## EXERCISE AIM
Give again exactly the lines that run from the start of the records to the line holding "const xAxisY = y(0.02);", both ends counted. Do not include the pictures.
___ DATA PROVIDED
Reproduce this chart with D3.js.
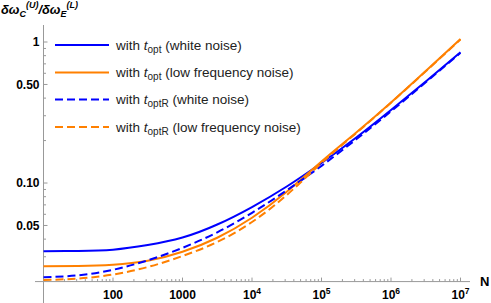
<!DOCTYPE html>
<html>
<head>
<meta charset="utf-8">
<script src="https://cdnjs.cloudflare.com/ajax/libs/d3/7.8.5/d3.min.js"></script>
<style>
  body { margin: 0; background: #fff; }
  svg { display: block; font-family: "Liberation Sans", Arial, sans-serif; }
</style>
</head>
<body>
<svg id="chart" width="491" height="303"></svg>
<script>
// N values (log-spaced, half decades)
const nValues = [1e1, 10 ** 1.5, 1e2, 10 ** 2.5, 1e3, 10 ** 3.5, 1e4, 10 ** 4.5, 1e5, 10 ** 5.5, 1e6, 10 ** 6.5, 1e7];

// ratio
const optWhite  = [0.0328, 0.0330, 0.0337, 0.03633, 0.04106, 0.05078, 0.06759, 0.09444, 0.1386, 0.2102, 0.3295, 0.5247, 0.8452];
const optLow    = [0.02566, 0.02578, 0.02634, 0.02812, 0.03257, 0.04093, 0.05675, 0.08676, 0.1421, 0.2282, 0.3724, 0.6226, 1.0502];
const optRWhite = [0.02145, 0.02215, 0.02424, 0.0283, 0.0347, 0.04471, 0.06147, 0.08875, 0.1324, 0.2042, 0.3225, 0.5179, 0.8385];
const optRLow   = [0.02051, 0.02102, 0.02245, 0.02537, 0.03036, 0.03816, 0.05289, 0.0822, 0.1386, 0.2263, 0.3712, 0.6196, 1.0416];

const seriesList = [
  { name: "opt",  tail: " (white noise)",          values: optWhite,  color: "#0000ff", dash: null },
  { name: "opt",  tail: " (low frequency noise)",  values: optLow,    color: "#ff8000", dash: null },
  { name: "optR", tail: " (white noise)",          values: optRWhite, color: "#0000ff", dash: "8,4" },
  { name: "optR", tail: " (low frequency noise)",  values: optRLow,   color: "#ff8000", dash: "8,4" }
];

const yMajor = [0.05, 0.1, 0.5, 1];
const yMajorLabels = ["0.05", "0.10", "0.50", "1"];
const yMinor = [0.03, 0.04, 0.06, 0.07, 0.08, 0.09, 0.2, 0.3, 0.4, 0.6, 0.7, 0.8, 0.9];
const xMajor = [1e2, 1e3, 1e4, 1e5, 1e6, 1e7];

const axisColor = "#999";
const svg = d3.select("#chart");

let x = d3.scaleLog().domain([10, 1e7]).range([43.5, 460.5]);
let y = d3.scaleLog().domain([0.0141, 1.32]).range([303, 25]);
const xAxisY = y(0.02);

// axes
svg.append("line").attr("x1", x(10)).attr("x2", x(10)).attr("y1", 25).attr("y2", 303)
  .attr("stroke", axisColor).attr("stroke-width", 1);
svg.append("line").attr("x1", 35).attr("x2", 470).attr("y1", xAxisY).attr("y2", xAxisY)
  .attr("stroke", axisColor).attr("stroke-width", 1);

// y ticks
svg.selectAll(".ymaj").data(yMajor).enter().append("line")
  .attr("x1", x(10)).attr("x2", x(10) + 4)
  .attr("y1", d => y(d)).attr("y2", d => y(d))
  .attr("stroke", axisColor);
svg.selectAll(".ymin").data(yMinor).enter().append("line")
  .attr("x1", x(10)).attr("x2", x(10) + 2.5)
  .attr("y1", d => y(d)).attr("y2", d => y(d))
  .attr("stroke", axisColor);
svg.selectAll(".ylab").data(yMajor).enter().append("text")
  .attr("x", 39.5).attr("y", d => y(d) + 4.3)
  .attr("text-anchor", "end").attr("font-size", 12).attr("font-weight", "bold")
  .text((d, i) => yMajorLabels[i]);

// x ticks
let xMinor = [];
for (let k = 1; k < 7; k++) {
  for (let m = 2; m <= 9; m++) xMinor.push(m * 10 ** k);
}
svg.selectAll(".xmaj").data(xMajor).enter().append("line")
  .attr("x1", d => x(d)).attr("x2", d => x(d))
  .attr("y1", xAxisY).attr("y2", xAxisY - 4)
  .attr("stroke", axisColor);
svg.selectAll(".xmin").data(xMinor).enter().append("line")
  .attr("x1", d => x(d)).attr("x2", d => x(d))
  .attr("y1", xAxisY).attr("y2", xAxisY - 2.5)
  .attr("stroke", axisColor);

xMajor.forEach(d => {
  let e = Math.round(Math.log10(d));
  let t = svg.append("text").attr("x", x(d)).attr("y", 298.5)
    .attr("text-anchor", "middle").attr("font-size", 12).attr("font-weight", "bold");
  if (e <= 3) {
    t.text(String(d));
  } else {
    t.append("tspan").text("10");
    t.append("tspan").attr("font-size", 8.5).attr("dy", -5).text(String(e));
  }
});

svg.append("text").attr("x", 480).attr("y", 286)
  .attr("font-size", 13).attr("font-weight", "bold").text("N");

// y label
let yl = svg.append("text").attr("x", 1).attr("y", 13.5)
  .attr("font-size", 12.8).attr("font-weight", "bold").attr("font-style", "italic");
yl.append("tspan").text("δω");
yl.append("tspan").attr("font-size", 9).attr("dy", 3).text("C");
yl.append("tspan").attr("font-size", 9).attr("dy", -9).text("(U)");
yl.append("tspan").attr("dy", 6).text("/δω");
yl.append("tspan").attr("font-size", 9).attr("dy", 3).text("E");
yl.append("tspan").attr("font-size", 9).attr("dy", -9).text("(L)");

// curves
let line = d3.line()
  .x((d, i) => x(nValues[i]))
  .y(d => y(d))
  .curve(d3.curveNatural);

seriesList.forEach(s => {
  svg.append("path")
    .attr("d", line(s.values))
    .attr("fill", "none")
    .attr("stroke", s.color)
    .attr("stroke-width", 2)
    .attr("stroke-dasharray", s.dash);
});

// legend
const legendRows = [45, 72.5, 99.5, 127];
seriesList.forEach((s, i) => {
  let ly = legendRows[i];
  svg.append("line").attr("x1", 55).attr("x2", 109).attr("y1", ly).attr("y2", ly)
    .attr("stroke", s.color).attr("stroke-width", 2).attr("stroke-dasharray", s.dash);
  let t = svg.append("text").attr("x", 116).attr("y", ly + 4.7).attr("font-size", 13.5).attr("fill", "#222");
  t.append("tspan").text("with ");
  t.append("tspan").attr("font-style", "italic").text("t");
  t.append("tspan").attr("font-size", 10).attr("dy", 3).text(s.name);
  t.append("tspan").attr("dy", -3).text(s.tail);
});
</script>
</body>
</html>
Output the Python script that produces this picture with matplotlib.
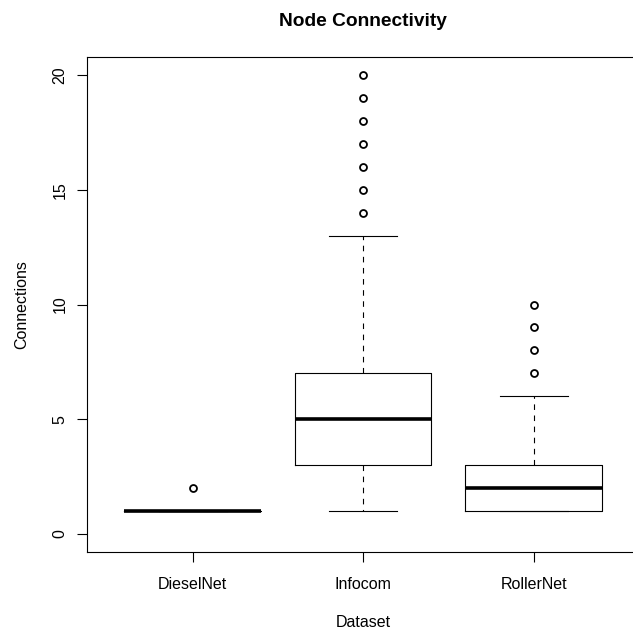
import matplotlib
matplotlib.use("Agg")
import matplotlib.pyplot as plt

# summary stats
datasets = ["DieselNet", "Infocom", "RollerNet"]
whislo = [1, 1, 1]
q1 = [1, 3, 1]
med = [1, 5, 2]
q3 = [1, 7, 3]
whishi = [1, 13, 6]
fliers = [[2], [14, 15, 16, 17, 18, 19, 20], [7, 8, 9, 10]]

plt.rcParams['font.family'] = ['Liberation Sans', 'DejaVu Sans']

stats = []
for i, name in enumerate(datasets):
    stats.append(dict(label=name, whislo=whislo[i], q1=q1[i], med=med[i],
                      q3=q3[i], whishi=whishi[i], fliers=fliers[i]))

fig = plt.figure(figsize=(6.33, 6.34), dpi=100)
# right edge of the frame falls just outside the picture, as in the reference
ax = fig.add_axes([0.1374, 0.1293, 0.8727, 0.7808])

ax.bxp(stats, positions=[1, 2, 3], widths=0.8, showfliers=True,
       boxprops=dict(color='black', linewidth=0.8),
       medianprops=dict(color='black', linewidth=2.6, solid_capstyle='butt'),
       whiskerprops=dict(color='black', linewidth=0.8, linestyle=(0, (5, 5))),
       capprops=dict(color='black', linewidth=0.8),
       capwidths=0.4,
       flierprops=dict(marker='o', markerfacecolor='none', markeredgecolor='black',
                       markersize=5, markeredgewidth=1.3))

ax.set_xlim(0.38, 3.62)
ax.set_ylim(-0.8, 20.8)
ax.set_yticks([0, 5, 10, 15, 20])
ax.set_xticks([1, 2, 3])
ax.set_xticklabels(datasets)
ax.tick_params(axis='both', length=7, width=0.8, labelsize=11.5)
ax.tick_params(axis='x', pad=11)
ax.tick_params(axis='y', pad=7)
plt.setp(ax.get_yticklabels(), rotation=90, va='center')

for s in ax.spines.values():
    s.set_linewidth(0.8)

ax.set_title("Node Connectivity", fontsize=13.8, fontweight='bold', pad=22)
ax.set_xlabel("Dataset", fontsize=11.5, labelpad=16.5)
ax.set_ylabel("Connections", fontsize=11.5, labelpad=16.5)

fig.savefig("out.png", dpi=100)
______
## RESPONSE BELOW
Reproduce this chart with D3.js.
<!DOCTYPE html>
<html>
<head>
<meta charset="utf-8">
<script src="https://cdnjs.cloudflare.com/ajax/libs/d3/7.8.5/d3.min.js"></script>
<style>
  body { margin: 0; background: #fff; }
  svg { display: block; font-family: "Liberation Sans", Arial, sans-serif; }
</style>
</head>
<body>
<svg id="chart" width="491" height="303"></svg>
<script>
// N values (log-spaced, half decades)
const nValues = [1e1, 10 ** 1.5, 1e2, 10 ** 2.5, 1e3, 10 ** 3.5, 1e4, 10 ** 4.5, 1e5, 10 ** 5.5, 1e6, 10 ** 6.5, 1e7];

// ratio
const optWhite  = [0.0328, 0.0330, 0.0337, 0.03633, 0.04106, 0.05078, 0.06759, 0.09444, 0.1386, 0.2102, 0.3295, 0.5247, 0.8452];
const optLow    = [0.02566, 0.02578, 0.02634, 0.02812, 0.03257, 0.04093, 0.05675, 0.08676, 0.1421, 0.2282, 0.3724, 0.6226, 1.0502];
const optRWhite = [0.02145, 0.02215, 0.02424, 0.0283, 0.0347, 0.04471, 0.06147, 0.08875, 0.1324, 0.2042, 0.3225, 0.5179, 0.8385];
const optRLow   = [0.02051, 0.02102, 0.02245, 0.02537, 0.03036, 0.03816, 0.05289, 0.0822, 0.1386, 0.2263, 0.3712, 0.6196, 1.0416];

const seriesList = [
  { name: "opt",  tail: " (white noise)",          values: optWhite,  color: "#0000ff", dash: null },
  { name: "opt",  tail: " (low frequency noise)",  values: optLow,    color: "#ff8000", dash: null },
  { name: "optR", tail: " (white noise)",          values: optRWhite, color: "#0000ff", dash: "8,4" },
  { name: "optR", tail: " (low frequency noise)",  values: optRLow,   color: "#ff8000", dash: "8,4" }
];

const yMajor = [0.05, 0.1, 0.5, 1];
const yMajorLabels = ["0.05", "0.10", "0.50", "1"];
const yMinor = [0.03, 0.04, 0.06, 0.07, 0.08, 0.09, 0.2, 0.3, 0.4, 0.6, 0.7, 0.8, 0.9];
const xMajor = [1e2, 1e3, 1e4, 1e5, 1e6, 1e7];

const axisColor = "#999";
const svg = d3.select("#chart");

let x = d3.scaleLog().domain([10, 1e7]).range([43.5, 460.5]);
let y = d3.scaleLog().domain([0.0141, 1.32]).range([303, 25]);
const xAxisY = y(0.02);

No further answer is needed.